The committee launched the fund-raising effort on August 28, 2005, and welcomed the memorial to the community with an outpouring of pleasure and pride less than one year later.
The statue honors Martin Luther King, which is the first thing we must ask a memorial to do. It honors us as well, to have him here among us.
To those who remember the living King marching, moving and speaking, Dwight’s statue is not a good likeness. Face and body seem stiff. King was a handsome man, but more so in motion than repose. The sculpture captures his imposing presence, but not his energy and passion.
Nor does the memorial honor King as a leader whose power came from the people he led. Millions marched for civil rights, yet this is a solitary King.
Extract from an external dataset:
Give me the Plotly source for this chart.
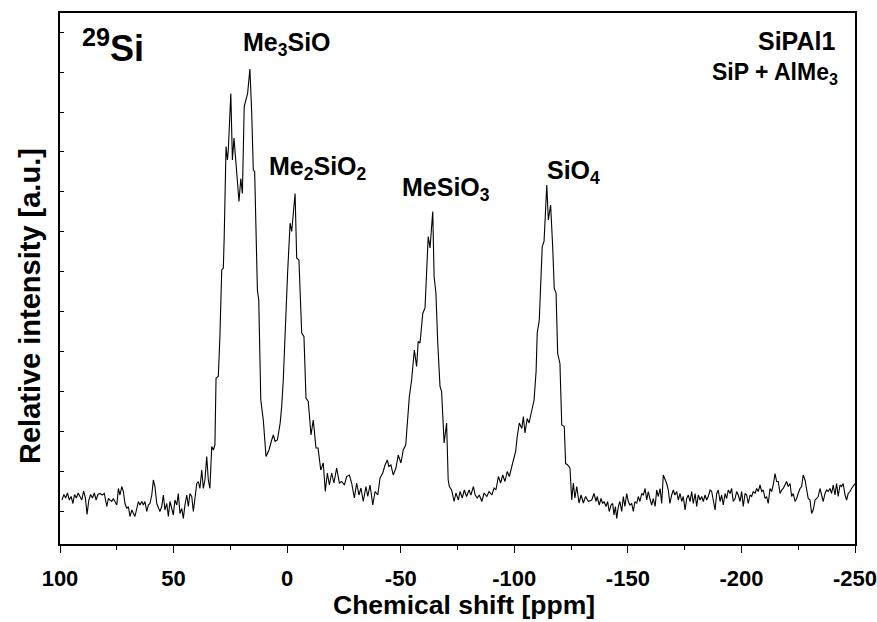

Still, King’s statue, according to Snowden, has a larger purpose.
“Dr. King was an individual that all races can learn from and benefit from. He was a giant in American history,” Snowden said.
The memorial is placed here because King staged many events in Maryland: He was in Baltimore before his “I Have a Dream” speech on the National Mall in 1963 and had a huge impact on the state, said Snowden.
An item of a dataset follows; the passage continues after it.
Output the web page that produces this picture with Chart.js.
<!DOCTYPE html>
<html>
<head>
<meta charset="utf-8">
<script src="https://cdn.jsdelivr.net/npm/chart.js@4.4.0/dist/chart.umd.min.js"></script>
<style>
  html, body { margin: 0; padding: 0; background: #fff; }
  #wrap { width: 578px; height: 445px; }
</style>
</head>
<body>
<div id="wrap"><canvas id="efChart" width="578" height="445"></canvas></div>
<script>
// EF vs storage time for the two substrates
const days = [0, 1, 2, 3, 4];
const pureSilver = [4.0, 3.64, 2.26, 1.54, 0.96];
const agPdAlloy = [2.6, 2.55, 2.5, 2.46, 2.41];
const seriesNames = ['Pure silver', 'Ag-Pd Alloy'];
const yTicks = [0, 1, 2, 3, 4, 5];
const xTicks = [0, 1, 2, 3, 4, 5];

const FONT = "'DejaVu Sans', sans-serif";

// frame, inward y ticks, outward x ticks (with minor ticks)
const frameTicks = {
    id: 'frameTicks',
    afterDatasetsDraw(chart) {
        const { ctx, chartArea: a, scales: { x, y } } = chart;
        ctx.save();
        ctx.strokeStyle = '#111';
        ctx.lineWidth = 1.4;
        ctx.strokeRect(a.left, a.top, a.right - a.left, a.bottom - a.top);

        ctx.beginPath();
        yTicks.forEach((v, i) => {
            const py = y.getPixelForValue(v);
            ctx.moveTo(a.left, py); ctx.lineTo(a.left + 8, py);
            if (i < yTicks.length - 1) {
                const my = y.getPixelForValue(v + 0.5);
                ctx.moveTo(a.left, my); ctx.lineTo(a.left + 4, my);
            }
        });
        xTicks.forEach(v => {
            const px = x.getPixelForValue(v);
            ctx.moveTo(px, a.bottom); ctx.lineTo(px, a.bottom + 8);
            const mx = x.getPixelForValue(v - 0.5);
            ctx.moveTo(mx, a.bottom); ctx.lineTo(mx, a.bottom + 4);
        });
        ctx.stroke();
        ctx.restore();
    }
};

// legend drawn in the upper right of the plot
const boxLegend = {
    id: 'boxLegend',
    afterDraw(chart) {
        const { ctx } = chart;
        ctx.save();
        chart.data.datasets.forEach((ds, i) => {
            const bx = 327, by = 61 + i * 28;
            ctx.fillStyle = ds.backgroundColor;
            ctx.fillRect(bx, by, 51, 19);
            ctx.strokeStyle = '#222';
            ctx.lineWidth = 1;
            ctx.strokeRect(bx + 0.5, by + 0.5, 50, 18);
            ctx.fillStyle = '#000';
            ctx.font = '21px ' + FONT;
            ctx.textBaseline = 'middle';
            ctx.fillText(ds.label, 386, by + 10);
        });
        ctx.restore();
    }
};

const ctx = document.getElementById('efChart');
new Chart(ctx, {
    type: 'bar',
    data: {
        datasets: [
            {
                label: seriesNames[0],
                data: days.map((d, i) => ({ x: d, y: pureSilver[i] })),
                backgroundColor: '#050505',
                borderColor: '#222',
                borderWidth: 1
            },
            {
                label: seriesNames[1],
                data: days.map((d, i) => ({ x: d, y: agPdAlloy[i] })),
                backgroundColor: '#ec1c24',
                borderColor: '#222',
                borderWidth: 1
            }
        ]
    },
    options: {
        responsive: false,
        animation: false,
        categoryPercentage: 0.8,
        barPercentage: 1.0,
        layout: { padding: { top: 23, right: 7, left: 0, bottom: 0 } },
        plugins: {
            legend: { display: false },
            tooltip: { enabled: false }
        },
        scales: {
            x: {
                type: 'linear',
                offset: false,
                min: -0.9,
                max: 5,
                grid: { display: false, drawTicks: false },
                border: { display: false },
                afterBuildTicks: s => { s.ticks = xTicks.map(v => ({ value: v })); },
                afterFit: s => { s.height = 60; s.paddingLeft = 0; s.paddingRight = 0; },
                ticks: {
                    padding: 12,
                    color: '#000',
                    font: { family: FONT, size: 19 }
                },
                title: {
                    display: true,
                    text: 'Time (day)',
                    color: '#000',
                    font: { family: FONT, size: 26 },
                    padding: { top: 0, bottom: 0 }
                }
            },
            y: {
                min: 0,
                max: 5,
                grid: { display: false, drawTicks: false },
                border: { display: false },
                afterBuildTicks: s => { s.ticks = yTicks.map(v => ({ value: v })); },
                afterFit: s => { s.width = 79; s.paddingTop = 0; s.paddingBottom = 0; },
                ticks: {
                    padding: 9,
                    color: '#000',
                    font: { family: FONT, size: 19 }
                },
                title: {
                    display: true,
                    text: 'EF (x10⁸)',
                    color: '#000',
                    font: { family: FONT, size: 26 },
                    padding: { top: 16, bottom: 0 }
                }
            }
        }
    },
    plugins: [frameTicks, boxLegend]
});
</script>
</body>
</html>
Another reason for building a memorial at this community college is to teach students that King stood for resolving conflicts without violence. The second part of the memorial will establish a Dr. Martin Luther King Jr. Institute of Non-violent Studies, where students will learn the techniques of resolving conflicts by non-violent means.
For now, the memorial isn’t well placed to be part of everyday life. We don’t see it while driving or walking; we must make a pilgrimage to the college to see it. Even at the school, this King is away from the center of college life. It stands a bit lonely, even when class is in session.
This may change in the future as these college buildings receive more use. The memorial will become a destination. January 15 will see a pilgrimage there, as 700 people attend the Dr. Martin Luther King Jr. annual breakfast at Anne Arundel Community College.
We build a memorial in the hope that it will keep the dust of disuse from obscuring the enduring contribution its hero made to our lives. We’ve all seen statues of generals, usually mounted, whose campaigns no longer stir our interest or even our memory. If this King who made such a difference in our world, leading African Americans to full citizenship and awakening the consciences of us all is to stir us, it will be by how this memorial is used. Through King’s quoted words, through events, through pilgrimages, through education, this memorial can live. Without these active remembrances, this memorial could become one more old statue.
I’m betting this won’t happen. Snowden’s words about teaching non-violent conflict resolution are encouraging. King believed that non-violent confrontation was the way to change the world. These are words and a philosophy not often heard. Even as the civil rights movement succeeded, King was mocked for his faith in non-violence, but succeed he did.
The changes King wrought and the ideas he expressed so eloquently will last if we continue the struggle and not by monuments alone.